Copy all lines below exactly as written. Leave pictures out.

%%

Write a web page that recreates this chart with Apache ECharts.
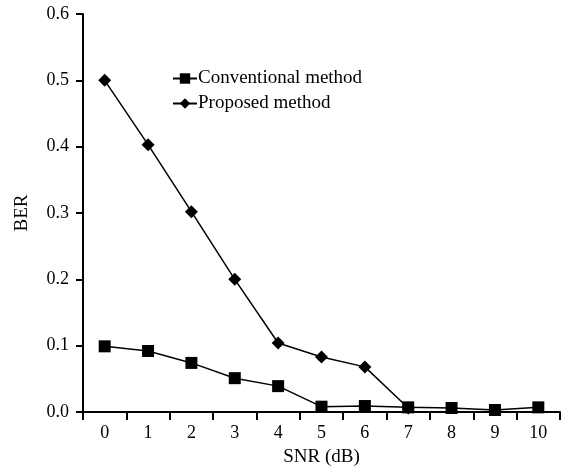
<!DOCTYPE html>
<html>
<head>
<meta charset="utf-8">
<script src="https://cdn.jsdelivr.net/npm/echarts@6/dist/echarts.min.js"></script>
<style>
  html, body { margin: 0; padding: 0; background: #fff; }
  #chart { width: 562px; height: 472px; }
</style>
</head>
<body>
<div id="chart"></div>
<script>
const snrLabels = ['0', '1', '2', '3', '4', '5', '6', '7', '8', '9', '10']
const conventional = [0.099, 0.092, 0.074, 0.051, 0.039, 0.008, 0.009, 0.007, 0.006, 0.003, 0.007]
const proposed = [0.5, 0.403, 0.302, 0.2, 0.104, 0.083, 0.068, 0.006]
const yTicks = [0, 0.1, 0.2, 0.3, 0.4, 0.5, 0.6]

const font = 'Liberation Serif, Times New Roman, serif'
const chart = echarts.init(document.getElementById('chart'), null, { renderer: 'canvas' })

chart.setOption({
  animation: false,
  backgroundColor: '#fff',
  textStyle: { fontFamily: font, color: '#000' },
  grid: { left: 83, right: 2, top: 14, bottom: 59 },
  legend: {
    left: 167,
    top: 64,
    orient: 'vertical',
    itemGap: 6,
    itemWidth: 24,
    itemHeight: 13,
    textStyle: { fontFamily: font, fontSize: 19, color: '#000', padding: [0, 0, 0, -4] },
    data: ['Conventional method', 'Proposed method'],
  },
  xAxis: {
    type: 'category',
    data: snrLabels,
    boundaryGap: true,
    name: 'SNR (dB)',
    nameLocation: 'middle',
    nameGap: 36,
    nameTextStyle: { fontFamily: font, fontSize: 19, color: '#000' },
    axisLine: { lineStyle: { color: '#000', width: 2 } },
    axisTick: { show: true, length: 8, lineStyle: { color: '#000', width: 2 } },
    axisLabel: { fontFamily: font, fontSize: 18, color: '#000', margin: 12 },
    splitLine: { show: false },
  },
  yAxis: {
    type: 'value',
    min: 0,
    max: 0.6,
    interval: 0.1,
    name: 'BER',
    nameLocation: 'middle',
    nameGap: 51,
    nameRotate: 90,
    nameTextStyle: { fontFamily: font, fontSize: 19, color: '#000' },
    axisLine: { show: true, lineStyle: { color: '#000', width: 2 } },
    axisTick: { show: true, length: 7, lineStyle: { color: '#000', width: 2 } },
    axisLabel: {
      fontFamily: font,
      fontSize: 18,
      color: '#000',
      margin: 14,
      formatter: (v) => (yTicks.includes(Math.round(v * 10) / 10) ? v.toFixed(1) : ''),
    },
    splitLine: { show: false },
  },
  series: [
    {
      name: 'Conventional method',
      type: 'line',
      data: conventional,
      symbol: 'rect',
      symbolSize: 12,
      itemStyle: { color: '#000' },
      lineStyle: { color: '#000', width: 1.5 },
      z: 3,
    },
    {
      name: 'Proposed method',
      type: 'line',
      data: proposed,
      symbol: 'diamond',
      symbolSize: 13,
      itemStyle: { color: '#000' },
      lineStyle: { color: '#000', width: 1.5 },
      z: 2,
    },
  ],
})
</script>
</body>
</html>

%%

__Task solution__:
Write a web page that recreates this chart with Apache ECharts.
<!DOCTYPE html>
<html>
<head>
<meta charset="utf-8">
<script src="https://cdn.jsdelivr.net/npm/echarts@6/dist/echarts.min.js"></script>
<style>
  html, body { margin: 0; padding: 0; background: #fff; }
  #chart { width: 562px; height: 472px; }
</style>
</head>
<body>
<div id="chart"></div>
<script>
const snrLabels = ['0', '1', '2', '3', '4', '5', '6', '7', '8', '9', '10']
const conventional = [0.099, 0.092, 0.074, 0.051, 0.039, 0.008, 0.009, 0.007, 0.006, 0.003, 0.007]
const proposed = [0.5, 0.403, 0.302, 0.2, 0.104, 0.083, 0.068, 0.006]
const yTicks = [0, 0.1, 0.2, 0.3, 0.4, 0.5, 0.6]

const font = 'Liberation Serif, Times New Roman, serif'
const chart = echarts.init(document.getElementById('chart'), null, { renderer: 'canvas' })

chart.setOption({
  animation: false,
  backgroundColor: '#fff',
  textStyle: { fontFamily: font, color: '#000' },
  grid: { left: 83, right: 2, top: 14, bottom: 59 },
  legend: {
    left: 167,
    top: 64,
    orient: 'vertical',
    itemGap: 6,
    itemWidth: 24,
    itemHeight: 13,
    textStyle: { fontFamily: font, fontSize: 19, color: '#000', padding: [0, 0, 0, -4] },
    data: ['Conventional method', 'Proposed method'],
  },
  xAxis: {
    type: 'category',
    data: snrLabels,
    boundaryGap: true,
    name: 'SNR (dB)',
    nameLocation: 'middle',
    nameGap: 36,
    nameTextStyle: { fontFamily: font, fontSize: 19, color: '#000' },
    axisLine: { lineStyle: { color: '#000', width: 2 } },
    axisTick: { show: true, length: 8, lineStyle: { color: '#000', width: 2 } },
    axisLabel: { fontFamily: font, fontSize: 18, color: '#000', margin: 12 },
    splitLine: { show: false },
  },
  yAxis: {
    type: 'value',
    min: 0,
    max: 0.6,
    interval: 0.1,
    name: 'BER',
    nameLocation: 'middle',
    nameGap: 51,
    nameRotate: 90,
    nameTextStyle: { fontFamily: font, fontSize: 19, color: '#000' },
    axisLine: { show: true, lineStyle: { color: '#000', width: 2 } },
    axisTick: { show: true, length: 7, lineStyle: { color: '#000', width: 2 } },
    axisLabel: {
      fontFamily: font,
      fontSize: 18,
      color: '#000',
      margin: 14,
      formatter: (v) => (yTicks.includes(Math.round(v * 10) / 10) ? v.toFixed(1) : ''),
    },
    splitLine: { show: false },
  },
  series: [
    {
      name: 'Conventional method',
      type: 'line',
      data: conventional,
      symbol: 'rect',
      symbolSize: 12,
      itemStyle: { color: '#000' },
      lineStyle: { color: '#000', width: 1.5 },
      z: 3,
    },
    {
      name: 'Proposed method',
      type: 'line',
      data: proposed,
      symbol: 'diamond',
      symbolSize: 13,
      itemStyle: { color: '#000' },
      lineStyle: { color: '#000', width: 1.5 },
      z: 2,
    },
  ],
})
</script>
</body>
</html>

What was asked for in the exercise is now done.